The reason why we adopt the paradigm as mentioned above is that it is also applicable in cases with dynamic content. In the matter of a real-world vehicle model recognition system, automobile manufacturers release new car models regularly. The conventional classification approach, which computes the probabilities of classes that are available in the training set, is doomed to fail on unseen car models. In contrast, building up a gallery set and comparing the test sample with gallery samples might still yield a meaningful prediction. Whenever new car models get released, a certain amount of exemplary images could be added to the gallery set without the need of retraining the neural network itself.

3.2 Experimental Results

Table 5 reports the accuracy of categorical cross-entropy loss, triplet loss [60] and lifted structured loss [52] on two tasks, i.e., vehicle type and make recognition. It is explicit that lifted structured loss achieves superior performance than the other two loss functions. Therefore, incorporating the latest advances in metric learning, e.g., ArcFace loss [10], might push the boundaries of vehicle attribute recognition even further.

Table 5 Experimental results on the VERI-Wild [48] dataset which contains approximately 0.4 million images.

4 Future Research Directions

In this section, we point out four future research directions, namely, few-shot learning, multi-task learning, attention, and edge computing. Those topics are under-developed in the domain of vehicle attribute recognition.

4.1 Few-Shot Learning

New car models hit the consumer market from time to time. This fact poses a challenging problem, especially for any real-world vehicle model recognition system. Without adopting an appropriate solution, the classifier could not identify new car models. In the area of few-shot learning, a model has to recognize new classes with only a few samples from those unseen classes [74]. Setting up a vehicle attribute recognition pipeline in the manner of few-shot learning would make the algorithm more applicable in practice.

4.2 Multi-task Learning

Multi-task learning refers to the learning procedure in which multiples tasks are optimized simultaneously [59]. In ideal cases, the model achieves better generalization by reason of sharing feature representations across relevant tasks [35]. Some vehicle attribute recognition datasets provide several related attributes, e.g., CompCars [80], BoxCars [64] and VERI-Wild [48]. The availability of such annotations makes multi-task learning a feasible topic on vehicle attribute recognition.

4.3 Attention

Following the pattern of the human visual system, the attention mechanism allows the neural network to pay attention to certain salient parts of the input dynamically [78]. In terms of fine-grained image classification, the attention mechanism assists the model in spotting subtle visual differences between distinct categories and obtaining better performance [16, 77, 82]. It is anticipated that automobile manufacturers make incremental modifications to a specific model and introduce a variant model [80]. Therefore, the attention mechanism is beneficial, especially in hard cases, i.e., different vehicle models from the same product series.

4.4 Edge Computing

While the cameras set up on the highway capture video streams, one could deploy the vehicle attribute recognition algorithms directly on edge devices. The concept of edge computing can be of great benefit in shorter response time, lower bandwidth cost, and safer data security [62]. Since edge devices are typically resource-constrained, lightweight models are preferable while balancing speed and accuracy. Possible solutions include parameter pruning and sharing, low-rank factorization, transferred/compact convolutional filters, and knowledge distillation [4].

5 Conclusion

In this paper, we have surveyed the state-of-the-art vehicle attribute recognition algorithms both for coarse-grained (vehicle type) and fine-grained (vehicle make and model) attributes. Since the advent of deep learning techniques, the recognition accuracy has taken significant leaps and is already likely to exceed human-level performance. The unforeseen progress enables new kinds of applications, that earlier low accuracy techniques did not facilitate.

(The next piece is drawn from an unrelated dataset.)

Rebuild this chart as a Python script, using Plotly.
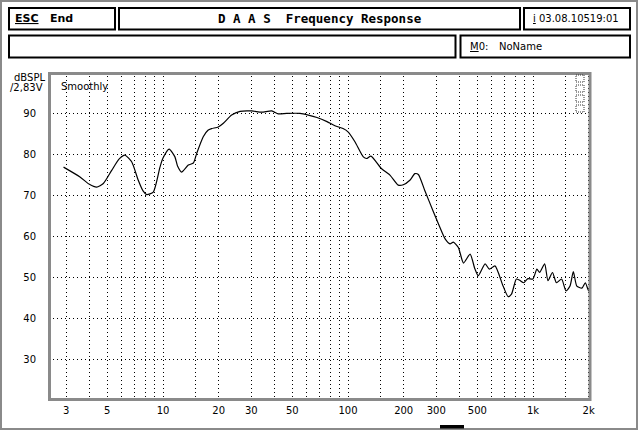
import plotly.graph_objects as go

# ---- data ----
freq_hz = [2.9, 3.56, 4.0, 4.38, 4.76, 5.28, 5.8, 6.23, 6.77, 7.35, 7.8, 8.16, 8.86,
           9.63, 10.0, 10.8, 11.6, 12.0, 12.6, 13.7, 14.6, 15.2, 16.5, 17.5, 18.3,
           19.9, 21.2, 23.5, 26.1, 30.2, 34.1, 38.7, 42, 46.6, 55, 61, 68, 77, 85,
           94, 100, 109, 121, 126, 133, 152, 169, 187, 199, 216, 230, 240, 260, 289,
           308, 335, 356, 371, 395, 421, 457, 485, 506, 551, 581, 623, 689, 734, 765,
           813, 847, 890, 938, 998, 1050, 1086, 1156, 1205, 1274, 1339, 1427, 1508,
           1585, 1652, 1725, 1838, 1917, 2000, 2041]
spl_db = [76.8, 74.4, 72.6, 71.9, 72.8, 76.0, 78.8, 79.7, 78.1, 73.6, 71.0, 70.1, 70.7,
          76.8, 79.0, 81.2, 79.3, 77.0, 75.6, 77.3, 77.8, 80.1, 84.2, 85.8, 86.2,
          86.6, 87.5, 89.5, 90.4, 90.5, 90.2, 90.5, 89.8, 89.9, 89.9, 89.5, 88.9, 87.9, 86.9,
          86.2, 85.4, 83.0, 79.3, 78.9, 79.5, 76.4, 74.8, 72.4, 72.5, 73.6, 75.2, 75.0, 71.1, 66.0,
          63.0, 59.3, 58.1, 58.5, 57.2, 53.4, 55.6, 52.0, 50.3, 53.2, 51.9, 52.7, 47.8, 45.2, 45.8,
          49.5, 49.2, 48.6, 49.6, 49.5, 51.9, 51.1, 53.2, 49.1, 51.1, 48.6, 49.5, 46.6,
          47.8, 51.3, 47.8, 47.3, 48.6, 46.6, 47.4]

x_grid = [3, 4, 5, 6, 7, 8, 9, 10, 15, 20, 30, 40, 50, 60, 70, 80, 90, 100, 150,
          200, 300, 400, 500, 600, 700, 800, 900, 1000, 1500, 2000]
x_labels = {3: "3", 5: "5", 10: "10", 20: "20", 30: "30", 50: "50", 100: "100",
            200: "200", 300: "300", 500: "500", 1000: "1k", 2000: "2k"}
y_ticks = [30, 40, 50, 60, 70, 80, 90]
y_labels = ["30", "40", "50", "60", "70", "80", "90"]

title_text = "D A A S  Frequency Response"
date_text = "03.08.10519:01"
model_text = "NoName"

# ---- geometry ----
W, H = 640, 431
L, R, T, B = 49, 591, 72, 400
PW, PH = R - L, B - T


def xp(px):
    return (px - L) / PW


def yp(py):
    return (B - py) / PH


FONT = "DejaVu Sans"

fig = go.Figure()
fig.add_trace(go.Scatter(x=freq_hz, y=spl_db, mode="lines",
                         line=dict(color="black", width=1.2, shape="spline", smoothing=0.6),
                         hoverinfo="skip", showlegend=False))

shapes = []


def rect(x0, y0, x1, y1, color="black", width=2, dash="solid", fill=None):
    d = dict(type="rect", xref="paper", yref="paper",
             x0=xp(x0), x1=xp(x1), y0=yp(y0), y1=yp(y1),
             line=dict(color=color, width=width, dash=dash), layer="above")
    if fill:
        d["fillcolor"] = fill
        d["line"]["width"] = 0
    shapes.append(d)


# outer dithered frame
rect(1, 1, 637, 429, color="#8a8a8a", width=2)
# header boxes
rect(9, 8, 115, 29.5)
rect(119, 8, 520, 29.5)
rect(524, 8, 630, 29.5)
rect(9, 35.5, 455.5, 57.5)
rect(460.5, 35.5, 630, 57.5)
# plot border (dithered)
rect(49.5, 73.5, 590, 399.5, color="#8a8a8a", width=3)
# little icon stack in top-right corner of plot
for i in range(4):
    rect(576, 75 + i * 10, 584, 82 + i * 10, color="#333333", width=1, dash="1px,1px")
# scroll marker at bottom
rect(440, 425, 464, 428.5, fill="black")

annotations = []


def text(px, py, s, size=10, bold=False, anchor="left", family=FONT):
    if bold:
        s = "<b>" + s + "</b>"
    annotations.append(dict(xref="paper", yref="paper", x=xp(px), y=yp(py), text=s,
                            showarrow=False, xanchor=anchor, yanchor="middle",
                            font=dict(family=family, size=size, color="black")))


text(13, 19, "<u>ESC</u>", size=11, bold=True)
text(48, 19, "End", size=11, bold=True)
text(320, 19, title_text, size=12.5, bold=True, anchor="center", family="DejaVu Sans Mono")
text(531, 18.5, "<u>i</u> " + date_text, size=10)
text(468, 46.5, "<u>M</u>0:", size=10)
text(497, 46.5, model_text, size=10)
text(12, 77, "dBSPL", size=10)
text(8, 87.5, "/2,83V", size=10)
text(59, 86, "Smoothly", size=10)

fig.update_layout(
    width=W, height=H,
    margin=dict(l=L, r=W - R, t=T, b=H - B, pad=0),
    paper_bgcolor="white", plot_bgcolor="white",
    shapes=shapes, annotations=annotations,
    font=dict(family=FONT, size=10, color="black"),
    xaxis=dict(type="log", range=[0.3838, 3.3135],
               tickmode="array", tickvals=x_grid,
               ticktext=[x_labels.get(v, "") for v in x_grid],
               showgrid=True, gridcolor="black", gridwidth=1, griddash="1px,3px",
               ticks="", showline=False, zeroline=False,
               tickfont=dict(family=FONT, size=10, color="black"),
               ticklabelstandoff=3),
    yaxis=dict(range=[20, 100], tickmode="array", tickvals=y_ticks, ticktext=y_labels,
               showgrid=True, gridcolor="black", gridwidth=1, griddash="1px,3px",
               ticks="", showline=False, zeroline=False,
               tickfont=dict(family=FONT, size=10, color="black"),
               ticklabelstandoff=12),
)

fig.write_html("out.html", config={"displayModeBar": False, "staticPlot": True},
               post_script="document.body.style.margin='0';document.body.style.overflow='hidden';")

In addition to the hardware resources which support efficient parallelization, another critical enabler for high accuracy is large-scale datasets. We listed an extensive collection of datasets for the three tasks and discussed their strengths and weaknesses. Those datasets contain considerable variations: some of them only have a fixed pose, fixed illumination, or a minimal set of categories; while others are taken “in the wild”, and the challenges brought by the unconstrained environment variables are demanding. In real-world applications, the situation is usually something between these extremes, and we believe that this survey helps in searching for suitable datasets and mixing them for maximum performance.

On the algorithms side, we discussed two typical training setups: classification setup (where each type/make/model is one class) and metric learning setup (where the model seeks to learn a distance function). The former approach is simple to comprehend and easy to implement. However, the challenge is the static nature of the classification model: if a new class appears, the model needs to be adapted. On the other hand, the metric learning approach may have a steeper learning curve, but it can offer increased flexibility and superior performance.

The classification approach is most suitable for cases where the classes are unvarying; for example, the unique vehicle types are unlikely to change any time soon. By contrast, more dynamic cases include vehicle make and model recognition, where new categories appear annually. Metric learning is preferable in such cases, while a test sample is compared to a gallery of examples using the nearest neighbor search method.

Finally, we compared the two approaches quantitatively for vehicle type and make recognition, and discovered that the metric learning approach with properly selected loss function outperforms the classification approach by a clear margin. This novel comparison based on a competitive pipeline is enlightening for practitioners, and it highlights the promising potential of metric learning, which has seen significant advances during recent years.